Directions
In the material below, please retype the lines from the very first through the one with "case (log–log) ──────────", exactly and without pictures.

* BEGIN Data listing *

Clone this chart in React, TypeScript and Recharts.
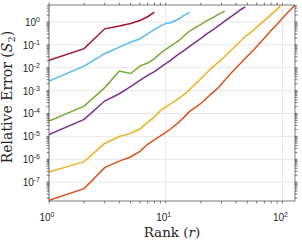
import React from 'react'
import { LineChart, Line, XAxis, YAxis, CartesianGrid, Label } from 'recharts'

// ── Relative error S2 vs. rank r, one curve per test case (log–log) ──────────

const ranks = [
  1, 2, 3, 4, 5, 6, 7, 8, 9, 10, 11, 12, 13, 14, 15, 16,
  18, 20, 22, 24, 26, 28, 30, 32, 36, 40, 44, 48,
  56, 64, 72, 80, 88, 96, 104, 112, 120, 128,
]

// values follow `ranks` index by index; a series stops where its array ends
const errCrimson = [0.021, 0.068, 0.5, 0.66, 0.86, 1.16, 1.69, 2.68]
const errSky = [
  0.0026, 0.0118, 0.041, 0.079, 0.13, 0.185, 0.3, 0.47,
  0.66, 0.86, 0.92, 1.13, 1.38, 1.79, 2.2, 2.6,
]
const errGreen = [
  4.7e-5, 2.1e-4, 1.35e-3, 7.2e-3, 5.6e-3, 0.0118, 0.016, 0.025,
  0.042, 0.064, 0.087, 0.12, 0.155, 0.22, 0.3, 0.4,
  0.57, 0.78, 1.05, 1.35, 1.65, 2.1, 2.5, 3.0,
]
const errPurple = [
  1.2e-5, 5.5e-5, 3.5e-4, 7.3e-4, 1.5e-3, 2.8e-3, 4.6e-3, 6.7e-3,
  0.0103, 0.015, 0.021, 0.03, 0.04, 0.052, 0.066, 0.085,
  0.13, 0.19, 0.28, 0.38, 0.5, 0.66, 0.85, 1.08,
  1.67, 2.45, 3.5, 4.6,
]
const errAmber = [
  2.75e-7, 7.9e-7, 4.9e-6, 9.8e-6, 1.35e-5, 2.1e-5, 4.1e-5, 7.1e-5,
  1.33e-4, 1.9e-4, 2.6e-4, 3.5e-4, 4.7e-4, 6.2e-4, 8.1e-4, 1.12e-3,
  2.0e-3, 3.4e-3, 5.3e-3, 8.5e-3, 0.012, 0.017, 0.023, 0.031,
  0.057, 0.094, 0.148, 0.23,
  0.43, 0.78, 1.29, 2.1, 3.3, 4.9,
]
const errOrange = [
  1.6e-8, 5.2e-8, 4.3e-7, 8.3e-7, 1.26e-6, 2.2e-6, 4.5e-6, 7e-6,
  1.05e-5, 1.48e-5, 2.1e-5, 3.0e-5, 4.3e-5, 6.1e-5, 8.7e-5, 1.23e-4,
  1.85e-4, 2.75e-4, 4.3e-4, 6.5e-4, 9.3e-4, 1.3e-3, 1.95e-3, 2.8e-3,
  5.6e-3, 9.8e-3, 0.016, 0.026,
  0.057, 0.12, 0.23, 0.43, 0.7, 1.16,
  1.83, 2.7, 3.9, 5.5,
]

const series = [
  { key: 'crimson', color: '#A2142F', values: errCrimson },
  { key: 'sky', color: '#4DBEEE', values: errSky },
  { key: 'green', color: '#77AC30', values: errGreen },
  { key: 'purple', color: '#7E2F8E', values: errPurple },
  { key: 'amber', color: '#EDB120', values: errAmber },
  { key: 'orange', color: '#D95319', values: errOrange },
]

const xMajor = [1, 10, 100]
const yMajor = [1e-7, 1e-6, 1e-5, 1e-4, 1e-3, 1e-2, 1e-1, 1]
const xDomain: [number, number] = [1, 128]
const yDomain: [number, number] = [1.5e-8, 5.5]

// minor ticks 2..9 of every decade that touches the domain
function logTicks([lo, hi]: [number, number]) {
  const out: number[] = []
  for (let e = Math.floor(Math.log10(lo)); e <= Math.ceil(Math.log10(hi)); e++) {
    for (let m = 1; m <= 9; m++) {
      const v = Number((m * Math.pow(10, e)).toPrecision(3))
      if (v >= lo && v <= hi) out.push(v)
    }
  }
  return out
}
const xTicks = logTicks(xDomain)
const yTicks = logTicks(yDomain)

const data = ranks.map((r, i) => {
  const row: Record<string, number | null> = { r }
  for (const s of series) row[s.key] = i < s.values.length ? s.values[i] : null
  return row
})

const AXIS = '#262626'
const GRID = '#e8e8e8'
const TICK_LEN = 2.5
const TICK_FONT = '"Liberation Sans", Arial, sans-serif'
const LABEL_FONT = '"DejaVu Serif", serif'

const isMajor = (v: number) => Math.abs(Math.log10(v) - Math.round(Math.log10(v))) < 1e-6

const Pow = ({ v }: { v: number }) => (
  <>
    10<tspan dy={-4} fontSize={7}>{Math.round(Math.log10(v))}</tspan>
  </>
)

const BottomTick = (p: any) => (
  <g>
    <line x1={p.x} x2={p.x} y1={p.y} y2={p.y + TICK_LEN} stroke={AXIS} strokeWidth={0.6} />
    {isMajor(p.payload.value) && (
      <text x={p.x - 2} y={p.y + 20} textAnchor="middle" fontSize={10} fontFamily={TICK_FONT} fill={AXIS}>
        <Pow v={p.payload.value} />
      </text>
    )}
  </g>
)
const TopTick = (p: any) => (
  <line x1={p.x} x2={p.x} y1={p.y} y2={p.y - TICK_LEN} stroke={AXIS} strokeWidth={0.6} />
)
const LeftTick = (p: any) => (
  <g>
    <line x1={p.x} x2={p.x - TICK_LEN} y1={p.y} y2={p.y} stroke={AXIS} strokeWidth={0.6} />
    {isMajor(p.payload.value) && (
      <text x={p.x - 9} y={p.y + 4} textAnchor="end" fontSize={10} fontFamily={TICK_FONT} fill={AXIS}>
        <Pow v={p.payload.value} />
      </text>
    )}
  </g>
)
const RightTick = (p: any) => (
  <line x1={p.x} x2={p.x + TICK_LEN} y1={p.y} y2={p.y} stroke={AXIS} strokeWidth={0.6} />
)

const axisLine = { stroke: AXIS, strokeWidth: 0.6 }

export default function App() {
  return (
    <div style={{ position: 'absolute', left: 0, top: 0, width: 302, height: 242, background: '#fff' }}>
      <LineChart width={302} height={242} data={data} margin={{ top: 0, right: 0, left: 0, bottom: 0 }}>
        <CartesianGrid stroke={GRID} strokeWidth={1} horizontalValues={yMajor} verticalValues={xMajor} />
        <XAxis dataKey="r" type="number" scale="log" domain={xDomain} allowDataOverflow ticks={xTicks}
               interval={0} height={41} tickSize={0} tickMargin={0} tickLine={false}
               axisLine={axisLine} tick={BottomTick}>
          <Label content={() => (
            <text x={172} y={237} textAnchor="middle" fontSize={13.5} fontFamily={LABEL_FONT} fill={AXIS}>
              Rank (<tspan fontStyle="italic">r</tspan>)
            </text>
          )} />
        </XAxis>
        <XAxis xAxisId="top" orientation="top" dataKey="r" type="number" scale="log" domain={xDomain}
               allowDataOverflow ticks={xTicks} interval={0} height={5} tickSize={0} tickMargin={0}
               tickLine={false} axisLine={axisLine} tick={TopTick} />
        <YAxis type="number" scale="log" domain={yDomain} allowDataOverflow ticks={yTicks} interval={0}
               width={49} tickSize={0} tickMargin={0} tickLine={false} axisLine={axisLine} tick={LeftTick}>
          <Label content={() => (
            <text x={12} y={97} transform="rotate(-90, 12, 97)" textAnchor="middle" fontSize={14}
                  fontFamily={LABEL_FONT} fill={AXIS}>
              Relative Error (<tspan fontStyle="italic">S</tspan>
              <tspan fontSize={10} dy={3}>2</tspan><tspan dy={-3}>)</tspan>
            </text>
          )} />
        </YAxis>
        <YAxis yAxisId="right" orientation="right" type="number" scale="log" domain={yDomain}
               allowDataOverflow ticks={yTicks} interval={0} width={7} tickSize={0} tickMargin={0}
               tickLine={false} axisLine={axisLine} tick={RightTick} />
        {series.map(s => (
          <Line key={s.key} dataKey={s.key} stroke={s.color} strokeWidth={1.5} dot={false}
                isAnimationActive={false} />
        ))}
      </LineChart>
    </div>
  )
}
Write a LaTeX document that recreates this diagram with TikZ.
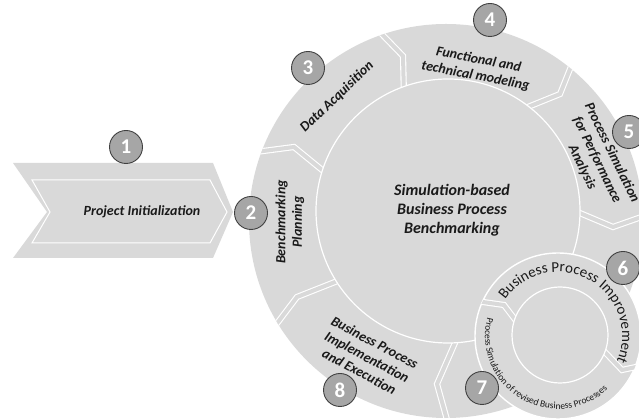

* END Data listing *

Answer to the exercise
Clone this chart in React, TypeScript and Recharts.
import React from 'react'
import { LineChart, Line, XAxis, YAxis, CartesianGrid, Label } from 'recharts'

// ── Relative error S2 vs. rank r, one curve per test case (log–log) ──────────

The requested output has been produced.